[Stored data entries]

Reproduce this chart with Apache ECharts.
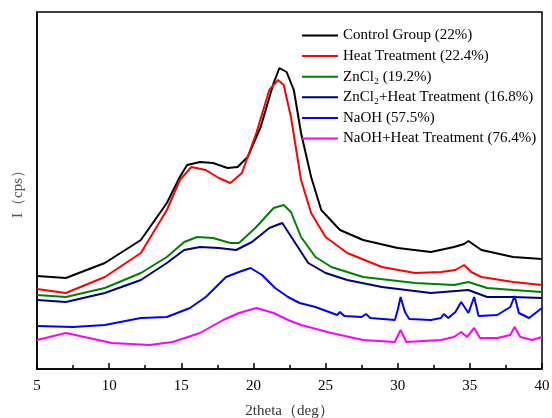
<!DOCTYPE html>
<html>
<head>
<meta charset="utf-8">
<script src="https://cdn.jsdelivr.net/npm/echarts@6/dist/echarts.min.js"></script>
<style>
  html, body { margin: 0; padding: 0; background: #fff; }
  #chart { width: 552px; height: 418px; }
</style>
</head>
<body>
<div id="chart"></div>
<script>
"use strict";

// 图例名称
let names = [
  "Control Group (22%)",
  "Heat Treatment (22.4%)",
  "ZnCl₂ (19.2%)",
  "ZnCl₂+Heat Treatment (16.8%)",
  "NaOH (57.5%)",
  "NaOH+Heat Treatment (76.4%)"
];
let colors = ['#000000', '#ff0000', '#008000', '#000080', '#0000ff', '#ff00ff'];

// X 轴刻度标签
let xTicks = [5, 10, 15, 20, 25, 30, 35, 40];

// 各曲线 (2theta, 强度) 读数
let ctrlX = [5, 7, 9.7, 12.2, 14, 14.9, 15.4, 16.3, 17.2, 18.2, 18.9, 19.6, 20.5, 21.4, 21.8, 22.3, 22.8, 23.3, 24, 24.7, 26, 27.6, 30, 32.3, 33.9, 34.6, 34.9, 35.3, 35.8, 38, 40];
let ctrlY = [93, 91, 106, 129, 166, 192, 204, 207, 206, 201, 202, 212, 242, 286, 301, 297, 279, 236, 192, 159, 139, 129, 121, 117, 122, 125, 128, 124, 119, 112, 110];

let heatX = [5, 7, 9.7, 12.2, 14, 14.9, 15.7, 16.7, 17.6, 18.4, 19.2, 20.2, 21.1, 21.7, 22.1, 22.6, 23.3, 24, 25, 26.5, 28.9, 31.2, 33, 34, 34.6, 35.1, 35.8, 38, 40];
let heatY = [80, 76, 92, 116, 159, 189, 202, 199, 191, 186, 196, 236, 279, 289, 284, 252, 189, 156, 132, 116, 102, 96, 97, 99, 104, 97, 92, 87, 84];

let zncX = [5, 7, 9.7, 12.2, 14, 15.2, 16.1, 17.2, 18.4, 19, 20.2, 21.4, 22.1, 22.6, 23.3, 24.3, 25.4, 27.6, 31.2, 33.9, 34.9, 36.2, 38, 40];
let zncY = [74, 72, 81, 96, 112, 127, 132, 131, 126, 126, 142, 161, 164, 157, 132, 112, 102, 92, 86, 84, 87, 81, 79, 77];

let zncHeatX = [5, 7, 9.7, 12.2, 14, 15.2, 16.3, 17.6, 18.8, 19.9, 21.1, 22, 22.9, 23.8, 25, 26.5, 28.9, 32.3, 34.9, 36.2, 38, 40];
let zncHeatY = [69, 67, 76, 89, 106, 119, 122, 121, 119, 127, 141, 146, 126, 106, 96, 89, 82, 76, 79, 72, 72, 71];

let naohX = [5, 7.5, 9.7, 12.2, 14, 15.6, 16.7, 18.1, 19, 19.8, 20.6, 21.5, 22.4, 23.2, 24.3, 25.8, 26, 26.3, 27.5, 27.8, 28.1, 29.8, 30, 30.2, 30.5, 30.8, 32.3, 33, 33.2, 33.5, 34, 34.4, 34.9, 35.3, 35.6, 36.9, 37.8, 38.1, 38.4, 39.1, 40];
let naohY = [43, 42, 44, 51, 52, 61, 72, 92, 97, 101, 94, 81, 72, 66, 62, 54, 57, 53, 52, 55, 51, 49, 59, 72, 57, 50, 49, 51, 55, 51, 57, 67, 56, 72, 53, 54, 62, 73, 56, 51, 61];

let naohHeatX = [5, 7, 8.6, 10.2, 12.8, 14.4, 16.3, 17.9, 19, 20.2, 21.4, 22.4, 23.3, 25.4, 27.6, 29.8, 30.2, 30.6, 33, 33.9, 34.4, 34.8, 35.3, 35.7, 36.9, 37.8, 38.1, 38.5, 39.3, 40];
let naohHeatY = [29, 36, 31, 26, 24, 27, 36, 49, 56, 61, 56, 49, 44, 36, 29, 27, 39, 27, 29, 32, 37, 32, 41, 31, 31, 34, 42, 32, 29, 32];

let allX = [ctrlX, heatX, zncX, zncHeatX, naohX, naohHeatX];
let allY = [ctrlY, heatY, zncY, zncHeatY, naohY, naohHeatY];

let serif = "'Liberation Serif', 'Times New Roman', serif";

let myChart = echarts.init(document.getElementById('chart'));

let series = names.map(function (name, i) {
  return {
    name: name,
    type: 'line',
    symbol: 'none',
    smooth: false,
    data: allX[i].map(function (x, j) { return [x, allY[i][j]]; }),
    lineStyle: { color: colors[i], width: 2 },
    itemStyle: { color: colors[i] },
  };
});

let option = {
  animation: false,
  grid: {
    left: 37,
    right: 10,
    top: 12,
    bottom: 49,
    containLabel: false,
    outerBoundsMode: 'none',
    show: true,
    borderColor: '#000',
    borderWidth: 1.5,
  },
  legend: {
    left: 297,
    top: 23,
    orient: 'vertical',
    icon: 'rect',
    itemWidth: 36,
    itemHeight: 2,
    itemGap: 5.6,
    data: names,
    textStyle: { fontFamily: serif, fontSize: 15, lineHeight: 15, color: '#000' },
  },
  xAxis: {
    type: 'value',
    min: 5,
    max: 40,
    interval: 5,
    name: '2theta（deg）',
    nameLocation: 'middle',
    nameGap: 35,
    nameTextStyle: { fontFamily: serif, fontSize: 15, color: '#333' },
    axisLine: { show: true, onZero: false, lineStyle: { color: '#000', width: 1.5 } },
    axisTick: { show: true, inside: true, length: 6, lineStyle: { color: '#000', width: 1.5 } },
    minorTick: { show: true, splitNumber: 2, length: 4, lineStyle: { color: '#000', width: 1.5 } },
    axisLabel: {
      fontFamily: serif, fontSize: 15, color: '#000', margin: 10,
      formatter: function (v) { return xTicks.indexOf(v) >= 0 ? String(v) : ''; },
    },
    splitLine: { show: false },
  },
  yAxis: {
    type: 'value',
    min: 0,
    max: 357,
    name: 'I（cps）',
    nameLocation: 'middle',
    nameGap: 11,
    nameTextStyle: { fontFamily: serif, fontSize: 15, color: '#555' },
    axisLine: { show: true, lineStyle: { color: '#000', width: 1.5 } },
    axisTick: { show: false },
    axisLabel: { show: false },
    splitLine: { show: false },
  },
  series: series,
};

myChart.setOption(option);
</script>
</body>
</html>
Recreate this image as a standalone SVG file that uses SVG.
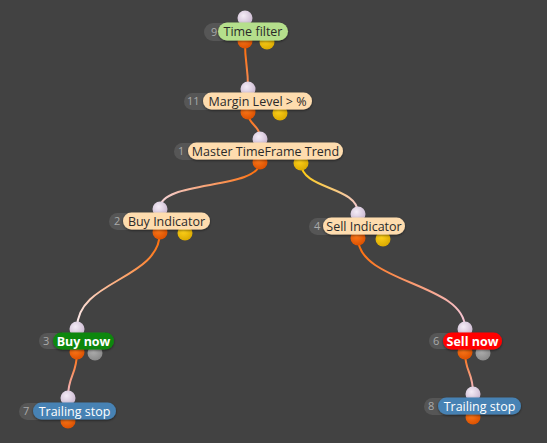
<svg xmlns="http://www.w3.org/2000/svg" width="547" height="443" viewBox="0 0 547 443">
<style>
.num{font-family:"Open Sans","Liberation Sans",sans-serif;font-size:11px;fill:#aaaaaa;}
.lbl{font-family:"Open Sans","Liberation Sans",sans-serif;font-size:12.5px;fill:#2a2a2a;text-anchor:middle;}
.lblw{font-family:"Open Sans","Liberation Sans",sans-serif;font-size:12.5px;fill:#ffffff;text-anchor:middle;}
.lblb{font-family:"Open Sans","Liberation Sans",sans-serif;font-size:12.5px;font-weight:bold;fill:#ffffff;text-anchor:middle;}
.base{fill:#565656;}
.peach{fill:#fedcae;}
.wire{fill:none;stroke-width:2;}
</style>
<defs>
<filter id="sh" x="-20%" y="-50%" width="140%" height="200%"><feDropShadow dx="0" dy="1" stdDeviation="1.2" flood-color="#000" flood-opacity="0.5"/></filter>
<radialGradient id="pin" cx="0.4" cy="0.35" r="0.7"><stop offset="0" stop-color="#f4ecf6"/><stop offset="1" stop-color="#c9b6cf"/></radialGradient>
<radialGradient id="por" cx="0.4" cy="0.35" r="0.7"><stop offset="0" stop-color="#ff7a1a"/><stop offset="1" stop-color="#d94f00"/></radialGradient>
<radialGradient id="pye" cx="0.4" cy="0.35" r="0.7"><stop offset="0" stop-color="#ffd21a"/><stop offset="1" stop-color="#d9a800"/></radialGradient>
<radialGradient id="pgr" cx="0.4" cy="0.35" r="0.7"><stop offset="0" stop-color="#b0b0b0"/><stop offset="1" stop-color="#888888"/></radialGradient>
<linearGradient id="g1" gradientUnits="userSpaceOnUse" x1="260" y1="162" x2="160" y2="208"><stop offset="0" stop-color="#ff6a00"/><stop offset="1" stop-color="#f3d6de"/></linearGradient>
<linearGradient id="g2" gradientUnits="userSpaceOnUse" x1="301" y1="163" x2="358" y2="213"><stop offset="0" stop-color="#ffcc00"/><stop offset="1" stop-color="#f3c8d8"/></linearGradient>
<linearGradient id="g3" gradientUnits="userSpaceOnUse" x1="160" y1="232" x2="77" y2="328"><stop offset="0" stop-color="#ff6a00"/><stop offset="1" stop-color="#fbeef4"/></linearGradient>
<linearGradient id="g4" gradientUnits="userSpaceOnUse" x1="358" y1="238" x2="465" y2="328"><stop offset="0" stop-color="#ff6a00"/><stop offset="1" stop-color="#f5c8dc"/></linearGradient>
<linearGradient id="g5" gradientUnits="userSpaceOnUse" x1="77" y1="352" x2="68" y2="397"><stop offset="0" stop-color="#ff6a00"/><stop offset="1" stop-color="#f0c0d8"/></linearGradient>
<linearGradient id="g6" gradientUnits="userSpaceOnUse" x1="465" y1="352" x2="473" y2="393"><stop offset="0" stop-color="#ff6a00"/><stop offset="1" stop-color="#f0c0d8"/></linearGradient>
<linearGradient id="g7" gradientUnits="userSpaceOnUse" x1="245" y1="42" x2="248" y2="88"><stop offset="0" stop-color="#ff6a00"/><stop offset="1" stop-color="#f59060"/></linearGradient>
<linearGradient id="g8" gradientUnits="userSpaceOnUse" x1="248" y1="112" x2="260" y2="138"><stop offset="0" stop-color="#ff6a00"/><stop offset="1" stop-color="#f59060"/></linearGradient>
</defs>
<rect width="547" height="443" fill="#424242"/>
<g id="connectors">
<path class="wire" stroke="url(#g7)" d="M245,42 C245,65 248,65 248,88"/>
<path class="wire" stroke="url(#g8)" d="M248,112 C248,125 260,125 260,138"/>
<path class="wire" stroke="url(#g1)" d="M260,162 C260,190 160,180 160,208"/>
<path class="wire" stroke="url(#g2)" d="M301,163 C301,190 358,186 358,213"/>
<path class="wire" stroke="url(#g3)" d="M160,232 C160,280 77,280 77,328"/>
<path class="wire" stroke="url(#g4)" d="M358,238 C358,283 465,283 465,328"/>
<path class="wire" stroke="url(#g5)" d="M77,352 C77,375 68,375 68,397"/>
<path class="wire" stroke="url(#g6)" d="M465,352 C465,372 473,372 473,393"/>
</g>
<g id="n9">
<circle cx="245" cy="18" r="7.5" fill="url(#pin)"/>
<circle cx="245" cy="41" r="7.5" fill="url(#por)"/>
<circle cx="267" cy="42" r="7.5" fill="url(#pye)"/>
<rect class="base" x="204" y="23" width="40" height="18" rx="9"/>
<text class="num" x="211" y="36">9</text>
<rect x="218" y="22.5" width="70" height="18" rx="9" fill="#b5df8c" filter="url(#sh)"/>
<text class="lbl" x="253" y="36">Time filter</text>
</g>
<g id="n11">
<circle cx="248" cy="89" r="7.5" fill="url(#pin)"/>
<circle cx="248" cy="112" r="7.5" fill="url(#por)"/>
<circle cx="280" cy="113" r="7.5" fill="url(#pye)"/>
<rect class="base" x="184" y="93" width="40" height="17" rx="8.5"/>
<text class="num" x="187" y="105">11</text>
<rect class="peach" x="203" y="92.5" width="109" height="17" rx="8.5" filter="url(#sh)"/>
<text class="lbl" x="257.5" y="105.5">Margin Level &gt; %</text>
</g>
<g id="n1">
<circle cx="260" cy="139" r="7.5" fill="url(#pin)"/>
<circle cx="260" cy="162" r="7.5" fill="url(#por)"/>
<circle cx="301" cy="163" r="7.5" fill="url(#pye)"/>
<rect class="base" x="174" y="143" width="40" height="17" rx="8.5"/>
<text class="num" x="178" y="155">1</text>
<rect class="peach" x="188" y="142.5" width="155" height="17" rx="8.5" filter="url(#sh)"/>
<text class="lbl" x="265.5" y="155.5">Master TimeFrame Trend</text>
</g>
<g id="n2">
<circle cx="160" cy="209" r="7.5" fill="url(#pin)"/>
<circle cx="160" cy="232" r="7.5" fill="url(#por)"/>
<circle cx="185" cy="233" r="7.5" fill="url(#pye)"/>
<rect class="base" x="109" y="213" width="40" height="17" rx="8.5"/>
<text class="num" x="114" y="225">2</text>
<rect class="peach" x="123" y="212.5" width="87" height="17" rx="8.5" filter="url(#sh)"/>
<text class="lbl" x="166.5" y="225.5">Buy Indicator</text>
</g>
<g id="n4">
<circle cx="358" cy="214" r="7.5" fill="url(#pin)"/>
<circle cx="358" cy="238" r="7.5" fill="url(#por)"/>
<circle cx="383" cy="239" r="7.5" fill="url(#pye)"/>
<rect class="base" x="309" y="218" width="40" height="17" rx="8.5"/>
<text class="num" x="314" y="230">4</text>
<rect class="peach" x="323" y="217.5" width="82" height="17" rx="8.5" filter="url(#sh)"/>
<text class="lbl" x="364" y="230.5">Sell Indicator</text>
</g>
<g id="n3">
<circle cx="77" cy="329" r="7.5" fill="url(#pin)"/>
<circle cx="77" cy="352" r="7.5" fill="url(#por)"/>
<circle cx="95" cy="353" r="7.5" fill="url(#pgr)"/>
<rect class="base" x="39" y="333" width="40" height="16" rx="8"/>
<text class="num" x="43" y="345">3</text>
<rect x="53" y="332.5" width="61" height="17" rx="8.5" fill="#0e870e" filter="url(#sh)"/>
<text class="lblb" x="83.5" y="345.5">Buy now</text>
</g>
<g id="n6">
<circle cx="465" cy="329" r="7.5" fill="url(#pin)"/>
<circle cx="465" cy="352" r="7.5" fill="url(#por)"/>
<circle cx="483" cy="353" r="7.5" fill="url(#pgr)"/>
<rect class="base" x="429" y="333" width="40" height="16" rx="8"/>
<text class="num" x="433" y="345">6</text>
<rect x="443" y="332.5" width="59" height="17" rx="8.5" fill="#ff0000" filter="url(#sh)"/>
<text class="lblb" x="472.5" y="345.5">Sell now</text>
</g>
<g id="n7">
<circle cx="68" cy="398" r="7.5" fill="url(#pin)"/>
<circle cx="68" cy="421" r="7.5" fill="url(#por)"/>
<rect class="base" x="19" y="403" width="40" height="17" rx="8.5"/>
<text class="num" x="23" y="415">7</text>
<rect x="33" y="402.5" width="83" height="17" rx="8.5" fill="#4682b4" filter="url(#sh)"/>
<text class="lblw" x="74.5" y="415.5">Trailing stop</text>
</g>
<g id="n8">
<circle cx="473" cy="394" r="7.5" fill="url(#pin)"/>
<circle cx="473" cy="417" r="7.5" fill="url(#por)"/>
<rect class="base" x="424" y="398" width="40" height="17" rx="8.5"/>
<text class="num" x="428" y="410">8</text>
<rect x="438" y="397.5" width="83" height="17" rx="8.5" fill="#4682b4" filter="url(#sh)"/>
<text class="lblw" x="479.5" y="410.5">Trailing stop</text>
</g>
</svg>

Challenge:
Write out the lines from the start of the material to the line with "81, 79, 77];", inclusive and exactly. Skip the pictures.

Written response:
Reproduce this chart with Apache ECharts.
<!DOCTYPE html>
<html>
<head>
<meta charset="utf-8">
<script src="https://cdn.jsdelivr.net/npm/echarts@6/dist/echarts.min.js"></script>
<style>
  html, body { margin: 0; padding: 0; background: #fff; }
  #chart { width: 552px; height: 418px; }
</style>
</head>
<body>
<div id="chart"></div>
<script>
"use strict";

// 图例名称
let names = [
  "Control Group (22%)",
  "Heat Treatment (22.4%)",
  "ZnCl₂ (19.2%)",
  "ZnCl₂+Heat Treatment (16.8%)",
  "NaOH (57.5%)",
  "NaOH+Heat Treatment (76.4%)"
];
let colors = ['#000000', '#ff0000', '#008000', '#000080', '#0000ff', '#ff00ff'];

// X 轴刻度标签
let xTicks = [5, 10, 15, 20, 25, 30, 35, 40];

// 各曲线 (2theta, 强度) 读数
let ctrlX = [5, 7, 9.7, 12.2, 14, 14.9, 15.4, 16.3, 17.2, 18.2, 18.9, 19.6, 20.5, 21.4, 21.8, 22.3, 22.8, 23.3, 24, 24.7, 26, 27.6, 30, 32.3, 33.9, 34.6, 34.9, 35.3, 35.8, 38, 40];
let ctrlY = [93, 91, 106, 129, 166, 192, 204, 207, 206, 201, 202, 212, 242, 286, 301, 297, 279, 236, 192, 159, 139, 129, 121, 117, 122, 125, 128, 124, 119, 112, 110];

let heatX = [5, 7, 9.7, 12.2, 14, 14.9, 15.7, 16.7, 17.6, 18.4, 19.2, 20.2, 21.1, 21.7, 22.1, 22.6, 23.3, 24, 25, 26.5, 28.9, 31.2, 33, 34, 34.6, 35.1, 35.8, 38, 40];
let heatY = [80, 76, 92, 116, 159, 189, 202, 199, 191, 186, 196, 236, 279, 289, 284, 252, 189, 156, 132, 116, 102, 96, 97, 99, 104, 97, 92, 87, 84];

let zncX = [5, 7, 9.7, 12.2, 14, 15.2, 16.1, 17.2, 18.4, 19, 20.2, 21.4, 22.1, 22.6, 23.3, 24.3, 25.4, 27.6, 31.2, 33.9, 34.9, 36.2, 38, 40];
let zncY = [74, 72, 81, 96, 112, 127, 132, 131, 126, 126, 142, 161, 164, 157, 132, 112, 102, 92, 86, 84, 87, 81, 79, 77];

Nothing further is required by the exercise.